How a piece of Christ’s True Cross came to be in Wallysborough’s possession is unclear, though most sources seem to imply that he stole it somehow, and by what means he was actually carrying it is equally confused. Some accounts claim that he was not just concealing the relic about his person in a pocket or a bag but that bizarrely he hid the fragment in his leg – presumably in a wound or beneath his skin.

” . . . there exists a report describing the theft of a piece of the cross by a Cornish knight named Sir Roger de Wallysborough, who managed marvellously to secrete the fragment in his thigh and transport it to Cornwall.”

THE CORNISH ORDINALIA, ROBERT LONGSWORTH, 2013

St Grada and the Holly Cross

In the legend of Wallysborough’s return to Cornwall most sources record that he was sailing towards the Cornish coast when his ship was struck by a vicious storm. The knight prayed to the Almighty, promising that if he made it to shore alive he would give a fragment of the precious relic he carried to “the church of the parish in which he might come safely to land”. Wallysborough’s ship was wrecked but he miraculously survived and came ashore in Grade parish, where he either had a church built or, true to his word, gave a fragment of the True Cross to the priest there. (There is some suggestion that another fragment was given to St Buryan church too . . .)

The whereabouts of the True Cross

It is believed that in the 4th century Helen, mother of the Emperor of Constantine, discovered the hiding place of three crosses – the True Cross, the one on which Christ is believed to have been crucified, and the crosses of the two thieves that died alongside him.
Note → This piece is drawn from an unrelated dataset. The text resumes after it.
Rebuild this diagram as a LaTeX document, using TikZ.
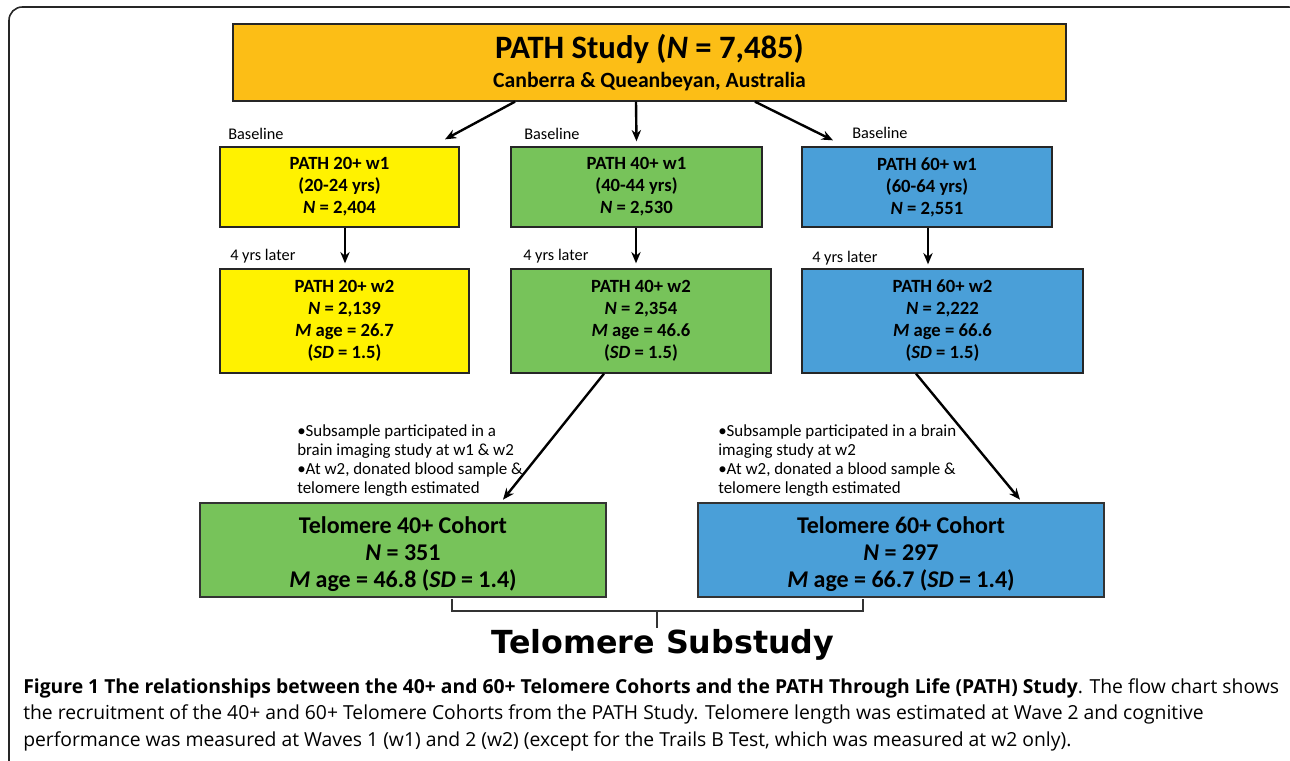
\documentclass[tikz,border=0pt]{standalone}
\usepackage{fontspec}
\setmainfont{Carlito}
\newfontfamily\capfont{Open Sans}
\newfontfamily\subfont{DejaVu Sans}
\usetikzlibrary{arrows.meta,calc}
\definecolor{cpath}{RGB}{252,190,22}
\definecolor{cyel}{RGB}{255,242,0}
\definecolor{cgrn}{RGB}{119,195,90}
\definecolor{cblu}{RGB}{74,159,216}
\begin{document}
\begin{tikzpicture}[x=0.75pt,y=-0.75pt,
  box/.style={draw=black!85, line width=1pt, inner sep=0pt, align=center,
    font=\bfseries\fontsize{14}{16.5}\selectfont},
  bigbox/.style={draw=black!80, line width=2pt, inner sep=0pt, align=center,
    font=\bfseries\fontsize{18}{20.25}\selectfont},
  arr/.style={-{Stealth[length=8.5pt,width=7pt]}, line width=1.8pt},
  lab/.style={font=\fontsize{12.2}{14}\selectfont, anchor=west, inner sep=0pt},
  note/.style={font=\fontsize{12.7}{14.25}\selectfont, align=left, anchor=north west, inner sep=0pt},
  brk/.style={line width=1pt, draw=black!80}]
\useasboundingbox (0,0) rectangle (1290,761);
\begin{scope}
  \clip (0,0) rectangle (1290,761);
  \draw[rounded corners=10pt, line width=1.2pt, black!85] (9,790) -- (9,7) -- (1302,7) -- (1302,790);
\end{scope}
% top box
\node[draw=black!85, line width=1pt, fill=cpath, inner sep=0pt, align=center,
  minimum width=624.75pt, minimum height=57.75pt] (path) at (649.5,62.5)
  {{\bfseries\fontsize{24.5}{26}\selectfont PATH Study (\textit{N} = 7,485)}\\[5pt]
   {\bfseries\fontsize{16.3}{18}\selectfont Canberra \& Queanbeyan, Australia}};
% wave 1
\node[box, fill=cyel, minimum width=179.25pt, minimum height=60pt] (p20a) at (339.5,187)
  {PATH 20+ w1\\(20-24 yrs)\\\textit{N} = 2,404};
\node[box, fill=cgrn, minimum width=188.25pt, minimum height=60pt] (p40a) at (636.5,187)
  {PATH 40+ w1\\(40-44 yrs)\\\textit{N} = 2,530};
\node[box, fill=cblu, minimum width=187.5pt, minimum height=60pt] (p60a) at (927,187)
  {PATH 60+ w1\\(60-64 yrs)\\\textit{N} = 2,551};
% wave 2
\node[box, fill=cyel, minimum width=186.75pt, minimum height=78pt] (p20b) at (344.5,321)
  {PATH 20+ w2\\\textit{N} = 2,139\\\textit{M} age = 26.7\\(\textit{SD} = 1.5)};
\node[box, fill=cgrn, minimum width=195pt, minimum height=78pt] (p40b) at (641,321)
  {PATH 40+ w2\\\textit{N} = 2,354\\\textit{M} age = 46.6\\(\textit{SD} = 1.5)};
\node[box, fill=cblu, minimum width=210.75pt, minimum height=78pt] (p60b) at (942.5,321)
  {PATH 60+ w2\\\textit{N} = 2,222\\\textit{M} age = 66.6\\(\textit{SD} = 1.5)};
% telomere cohorts
\node[bigbox, fill=cgrn, minimum width=304.5pt, minimum height=70.5pt] (t40) at (403,550)
  {\\[-2pt]Telomere 40+ Cohort\\\textit{N} = 351\\\textit{M} age = 46.8 (\textit{SD} = 1.4)};
\node[bigbox, fill=cblu, minimum width=304.5pt, minimum height=70.5pt] (t60) at (901,550)
  {\\[-2pt]Telomere 60+ Cohort\\\textit{N} = 297\\\textit{M} age = 66.7 (\textit{SD} = 1.4)};
% labels
\node[lab] (bl1) at (228,134) {Baseline};
\node[lab] (bl2) at (524,134) {Baseline};
\node[lab] (bl3) at (852,133) {Baseline};
\node[lab] (yl1) at (230,256) {4 yrs later};
\node[lab] (yl2) at (523,256) {4 yrs later};
\node[lab] (yl3) at (812,258) {4 yrs later};
\node[note] (n40) at (297,424) {•Subsample participated in a\\brain imaging study at w1 \& w2\\•At w2, donated blood sample \&\\telomere length estimated};
\node[note] (n60) at (718,424) {•Subsample participated in a brain\\imaging study at w2\\•At w2, donated a blood sample \&\\telomere length estimated};
% arrows
\draw[arr] ($(path.south)+(-134.5,0)$) -- ($(p20a.north)+(105.5,-7)$);
\draw[arr] ($(path.south)+(-13.5,0)$) -- ($(p40a.north)+(0,-5)$);
\draw[arr] ($(path.south)+(105.5,0)$) -- ($(p60a.north)+(-94,-6)$);
\draw[arr] ($(p20a.south)+(5.5,0)$) -- ($(p20b.north)+(0.5,-5)$);
\draw[arr] ($(p40a.south)+(-0.5,0)$) -- ($(p40b.north)+(-5,-5)$);
\draw[arr] ($(p60a.south)+(1,0)$) -- ($(p60b.north)+(-14.5,-4)$);
\draw[arr] ($(p40b.south)+(-37,0)$) -- ($(t40.north)+(100,-2)$);
\draw[arr] ($(p60b.south)+(-26.5,0)$) -- ($(t60.north)+(119,-2)$);
% bracket
\coordinate (bl) at ($(t40.south)+(49,1)$);
\coordinate (br) at ($(t60.south)+(-38,1)$);
\node[inner sep=0pt, font=\subfont\bfseries\fontsize{23.8}{26}\selectfont] (sub) at (663,645) {Telomere Substudy};
\draw[brk] (bl) -- (bl |- 0,611) -- (br |- 0,611) -- (br);
\draw[brk] (657,611) -- (657,628);
% caption
\node[anchor=north west, align=left, inner sep=0pt, font=\capfont\fontsize{14.5}{19.9}\selectfont] (cap) at (23,678)
  {\textbf{Figure 1 The relationships between the 40+ and 60+ Telomere Cohorts and the PATH Through Life (PATH) Study}. The flow chart shows\\
   the recruitment of the 40+ and 60+ Telomere Cohorts from the PATH Study. Telomere length was estimated at Wave 2 and cognitive\\
   performance was measured at Waves 1 (w1) and 2 (w2) (except for the Trails B Test, which was measured at w2 only).};
\end{tikzpicture}
\end{document}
Since that time fragments of this cross have become incredibly important and prized relics across the Christian world.

Indeed, so many churches claimed to have a piece that in the Middle Ages John Calvin commented:

“There is no abbey so poor as not to have a specimen. In some places there are large fragments, as at the Holy Chapel in Paris, at Poitiers, and at Rome, where a good-sized crucifix is said to have been made of it. In brief, if all the pieces that could be found were collected together, they would make a big ship-load. Yet the Gospel testifies that a single man was able to carry it.”

However, a document written in 1553 listing the possessions of the parish and church of St Grada and the Holy Cross gives us a huge clue as to the ‘truth’ of this Cornish legend. The inventory of church goods actually mentions the ‘Holy Cross’ being kept in a silver box or casket.